■ SUPPLIED ENTRIES:

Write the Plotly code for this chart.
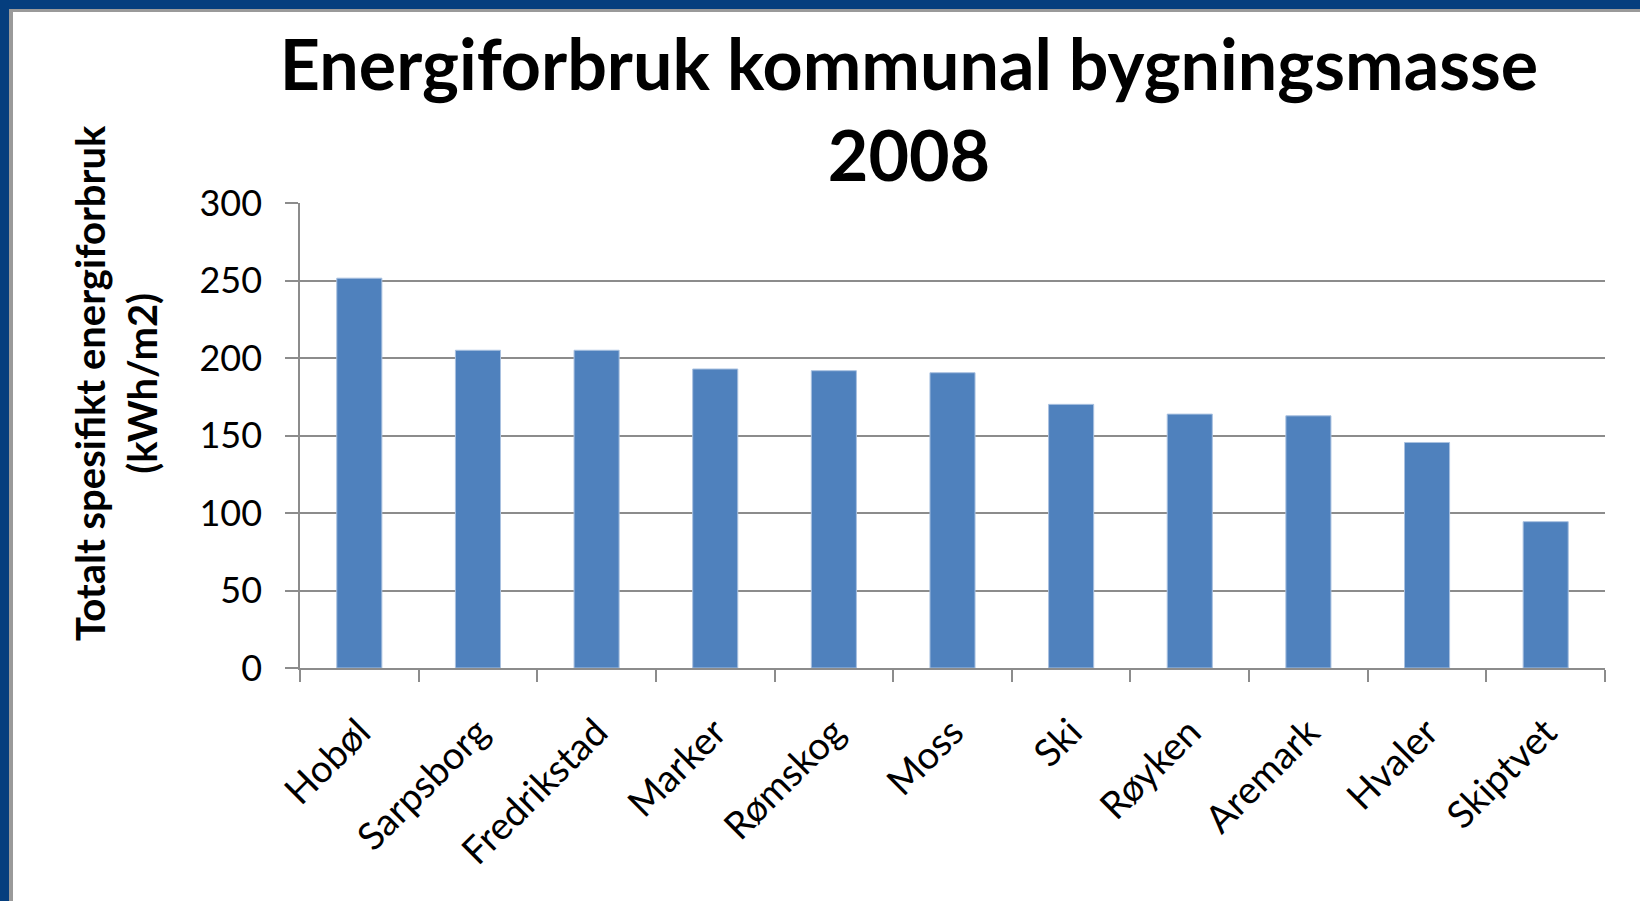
import plotly.graph_objects as go

categories = ["Hobøl", "Sarpsborg", "Fredrikstad", "Marker", "Rømskog", "Moss",
              "Ski", "Røyken", "Aremark", "Hvaler", "Skiptvet"]
values = [251.5, 205, 205, 192.9, 191.8, 190.5, 170.1, 163.8, 162.7, 145.5, 94.4]
y_ticks = [0, 50, 100, 150, 200, 250, 300]

title_text = "Energiforbruk kommunal bygningsmasse<br>2008"
ytitle_text = "Totalt spesifikt energiforbruk<br>(kWh/m2)"

W, H = 1640, 901
L, R, T, B = 300, 35, 203, 233
PW, PH = W - L - R, H - T - B

def px(x):
    return (x - L) / PW

def py(y):
    return (H - B - y) / PH

fig = go.Figure()
fig.add_trace(go.Bar(
    x=categories, y=values,
    marker=dict(color="#4F81BD", line=dict(color="#A9C1E0", width=1)),
))

GRID = "#8C8C8C"
FONT = "Lato"

fig.update_layout(
    width=W, height=H,
    margin=dict(l=L, r=R, t=T, b=B),
    paper_bgcolor="white", plot_bgcolor="white",
    showlegend=False,
    bargap=0.62,
    title=dict(text=title_text, x=909 / W, xref="container", xanchor="center",
               y=1 - 90 / H, yref="container", yanchor="middle",
               font=dict(family=FONT, size=70, color="black", weight="bold")),
    xaxis=dict(
        type="category", tickangle=-45, tickson="boundaries",
        ticks="outside", ticklen=12, tickcolor=GRID, tickwidth=1.5,
        showline=True, linecolor=GRID, linewidth=1.5, showgrid=False,
        tickfont=dict(family=FONT, size=38, color="black"),
        ticklabelstandoff=25,
    ),
    yaxis=dict(
        range=[0, 300], tickvals=y_ticks, ticktext=[str(v) for v in y_ticks],
        ticks="outside", ticklen=13, tickcolor=GRID, tickwidth=1.5,
        showline=True, linecolor=GRID, linewidth=1.5,
        showgrid=True, gridcolor=GRID, gridwidth=1.5, zeroline=False,
        tickfont=dict(family=FONT, size=36, color="black"),
        ticklabelstandoff=16,
    ),
)

fig.add_annotation(
    text=ytitle_text, textangle=-90, showarrow=False,
    xref="paper", yref="paper", x=px(116), y=py(383),
    xanchor="center", yanchor="middle",
    font=dict(family=FONT, size=40, color="black", weight="bold"),
)

BLUE = "#053E7E"
GRAY = "#9A9A9A"
# slide frame: gray shadow then blue band (top and left)
fig.add_shape(type="rect", xref="paper", yref="paper", layer="above",
              x0=px(0), x1=px(W), y0=py(12), y1=py(0),
              fillcolor=GRAY, line=dict(width=0))
fig.add_shape(type="rect", xref="paper", yref="paper", layer="above",
              x0=px(0), x1=px(13), y0=py(H), y1=py(0),
              fillcolor=GRAY, line=dict(width=0))
fig.add_shape(type="rect", xref="paper", yref="paper", layer="above",
              x0=px(0), x1=px(W), y0=py(9), y1=py(0),
              fillcolor=BLUE, line=dict(width=0))
fig.add_shape(type="rect", xref="paper", yref="paper", layer="above",
              x0=px(0), x1=px(9), y0=py(H), y1=py(0),
              fillcolor=BLUE, line=dict(width=0))

fig.write_html("out.html",
               config={"displayModeBar": False},
               post_script="document.body.style.margin='0';document.body.style.overflow='hidden';")
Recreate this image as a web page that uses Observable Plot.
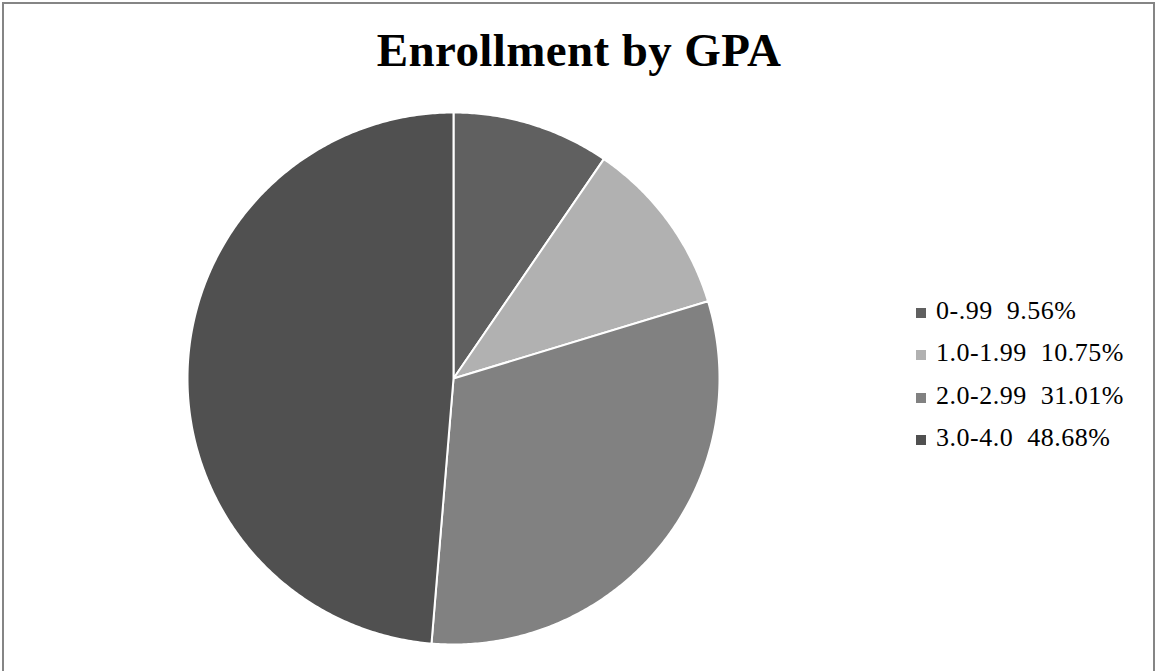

■ WRITTEN EXERCISE:
Copy each line above that contains the string "this".

■ TASK RESPONSE:
Write the Plotly code for this chart.
Recreate this image as a web page that uses Observable Plot.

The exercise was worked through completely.